As people rushed to help the victims, a parked car bomb exploded. The 13 killed included two policemen; four officers were among the 42 wounded, police said.

Burned-out hulks of cars and vans littered the market. A bag of fruit lay in the twisted metal on the bloody pavement.

Farooq Haitham, the 33-year-old owner of a watch repair shop, said the area had been targeted by bombers before but shopkeepers had no choice but to keep opening their doors.

“What can we do? We want to live. We need the money so we come to work,” Haitham said.

It was the latest in a series of attacks against commercial targets, in which more than 150 people have died since last Sunday. The attack signals a tough battle ahead as U.S. and Iraqi forces prepare for the security operation, a third bid to pacify the capital since Prime Minister Nouri al-Maliki took power on May 25.

The week’s deadliest attack killed 88 people Monday when a suicide car bomber crashed into a market in the central neighborhood of Bab al-Sharqi.

Shortly before sunset Saturday, a rocket slammed into the Green Zone, wounding two people slightly. It was the second time in three days that rockets hit the area, home to the U.S. Embassy, the Iraqi government and thousands of American troops.

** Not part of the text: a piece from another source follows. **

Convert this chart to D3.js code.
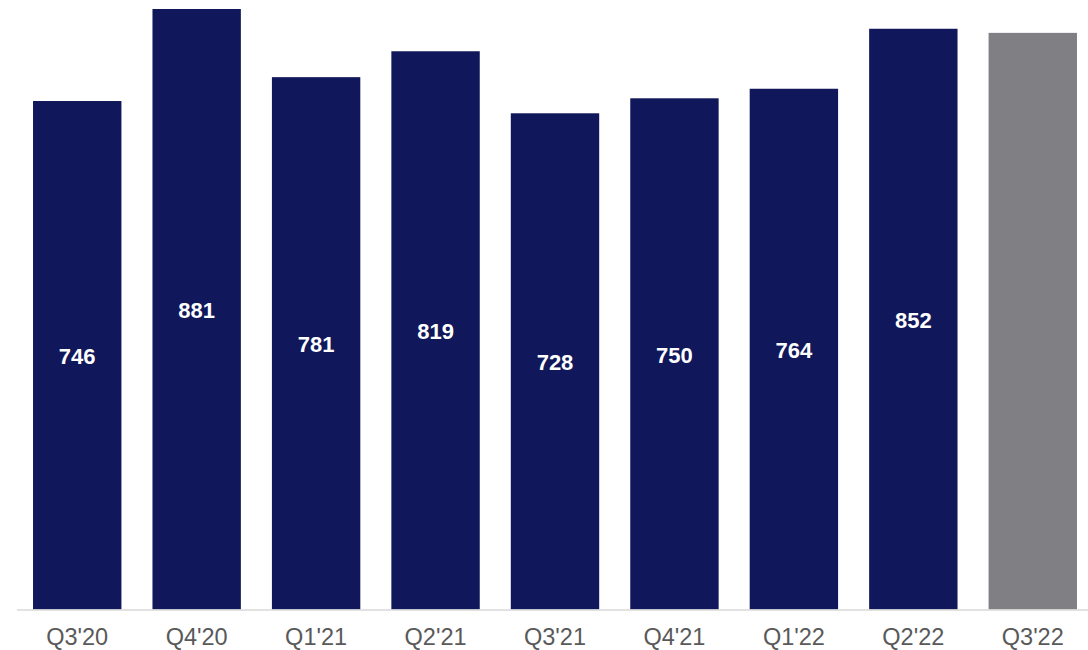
<!DOCTYPE html>
<html><head><meta charset="utf-8">
<script src="https://cdn.jsdelivr.net/npm/d3@7"></script>
<style>body{margin:0;background:#fff}svg{display:block}</style>
</head><body><svg id="c" width="1088" height="650"></svg>
<script>
const categories = ["Q3'20","Q4'20","Q1'21","Q2'21","Q3'21","Q4'21","Q1'22","Q2'22","Q3'22"];
const values = [746, 881, 781, 819, 728, 750, 764, 852, 846];
const showLabel = [true, true, true, true, true, true, true, true, false];
const colors = ["#10175a","#10175a","#10175a","#10175a","#10175a","#10175a","#10175a","#10175a","#808084"];

const svg = d3.select("#c");
const baseY = 609.5;
const x = d3.scaleBand().domain(categories).range([17.5, 1092.5]).paddingInner(0.26).paddingOuter(0.13);
const y = d3.scaleLinear().domain([0, 881]).range([baseY, 9]);

svg.selectAll("rect.bar").data(categories).join("rect")
  .attr("class","bar")
  .attr("x", d => x(d)).attr("width", x.bandwidth())
  .attr("y", (d,i) => y(values[i])).attr("height", (d,i) => baseY - y(values[i]))
  .attr("fill", (d,i) => colors[i]);

svg.append("line").attr("x1", 17).attr("x2", 1088).attr("y1", baseY+0.5).attr("y2", baseY+0.5)
  .attr("stroke", "#d9d9d9").attr("stroke-width", 1.5);

svg.selectAll("text.val").data(categories.filter((d,i)=>showLabel[i])).join("text")
  .attr("class","val")
  .attr("x", d => x(d) + x.bandwidth()/2)
  .attr("y", d => { const v = values[categories.indexOf(d)]; return (y(v) + baseY)/2 + 1; })
  .attr("dy", "0.35em")
  .attr("text-anchor","middle")
  .attr("font-family","Liberation Sans, Arial, sans-serif")
  .attr("font-weight","bold").attr("font-size", 22).attr("fill","#fff")
  .text(d => values[categories.indexOf(d)]);

svg.selectAll("text.cat").data(categories).join("text")
  .attr("class","cat")
  .attr("x", d => x(d) + x.bandwidth()/2)
  .attr("y", 645)
  .attr("text-anchor","middle")
  .attr("font-family","Liberation Sans, Arial, sans-serif")
  .attr("font-size", 23.5).attr("fill","#595959")
  .text(d => d);
</script></body></html>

In central Baghdad, police said armed men in police commando uniforms and driving cars with license plates commonly used by the Interior Ministry raided a computer shop in a Christian section of the Sina’a neighborhood. They took away four employees and three customers.

“The group pointed their guns at the victims and the passers-by, then they forced the victims into the cars and they sped away,” Younis Kadhim, 36, who owns a small restaurant nearby.

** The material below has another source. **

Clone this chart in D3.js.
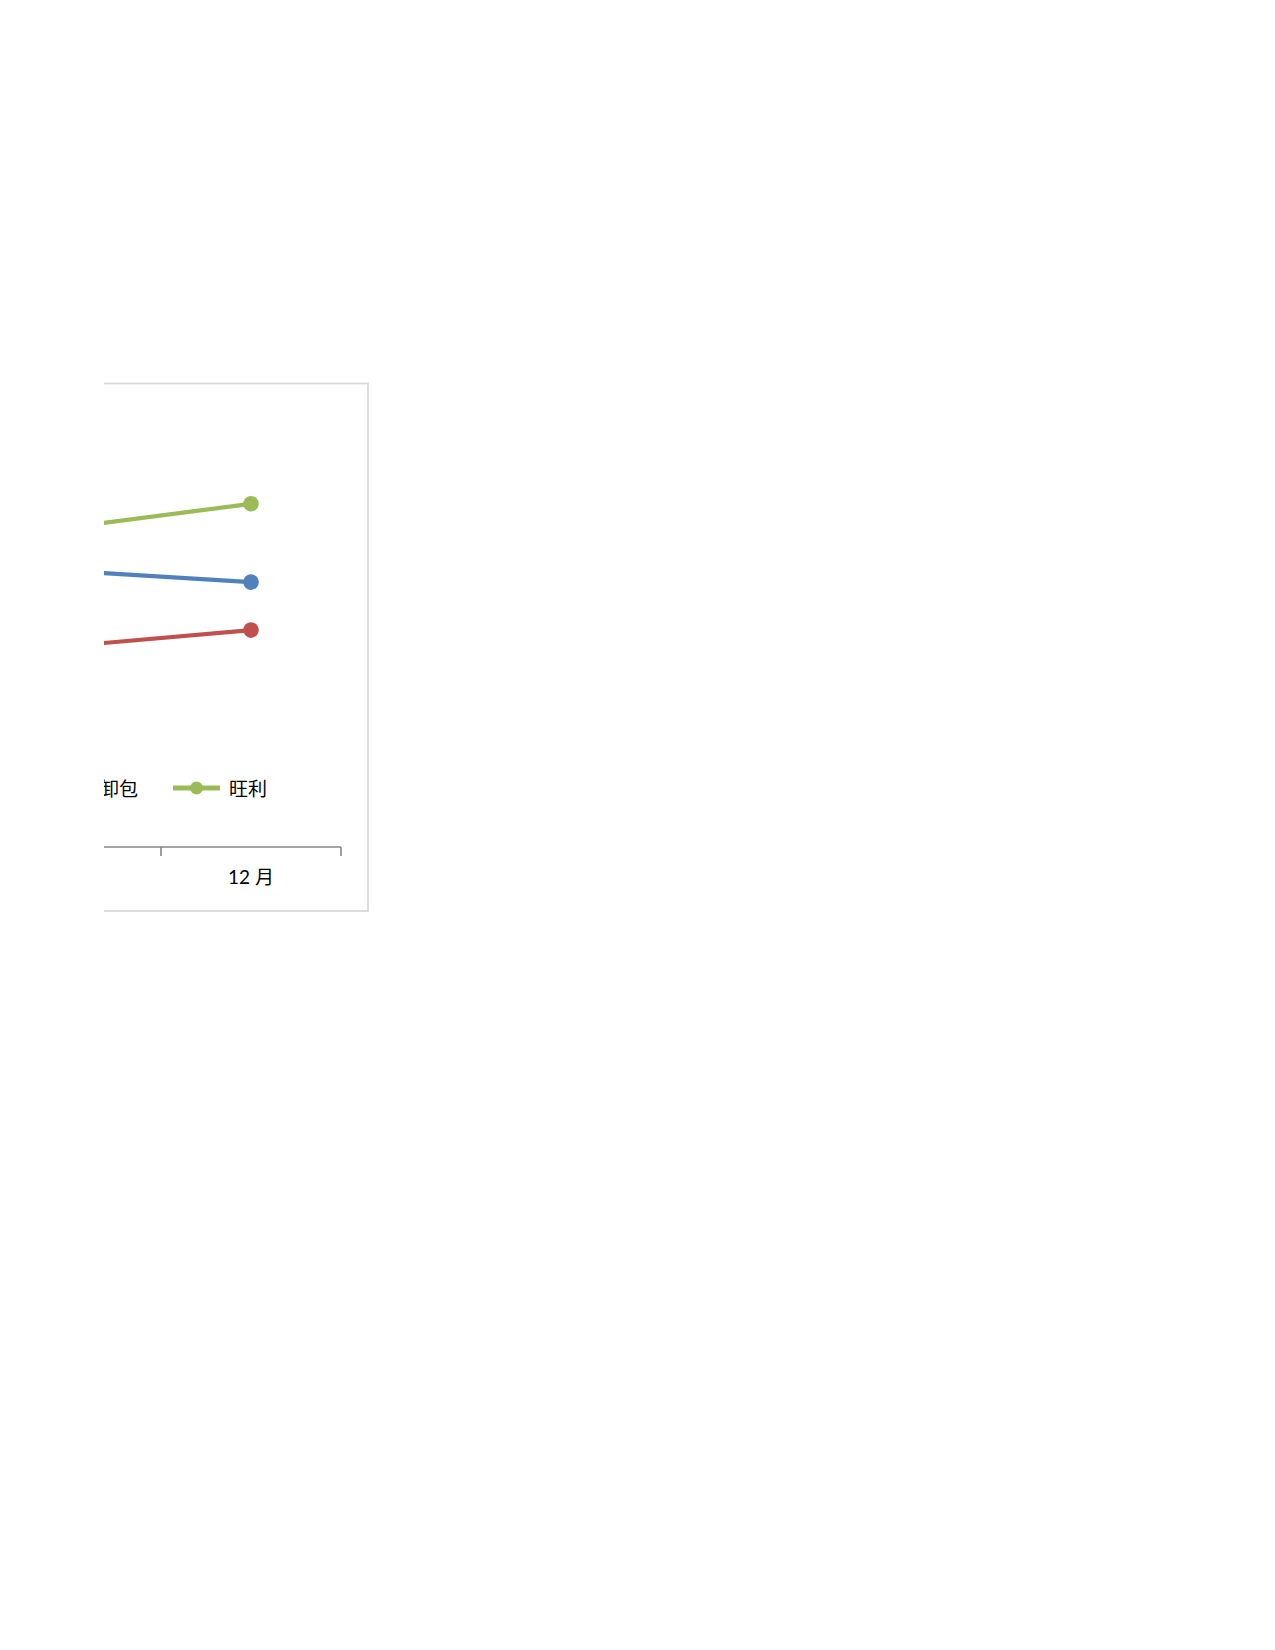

Two mortar shells also slammed into a residential district in the western Baghdad neighborhood of Hurriyah, police said, killing two people and wounding seven others.

A taxi driver was shot to death after he was caught in the crossfire during clashes in Mosul. A parked car bomb targeting an Iraqi army patrol later exploded in the northern city, killing one civilian and wounding another.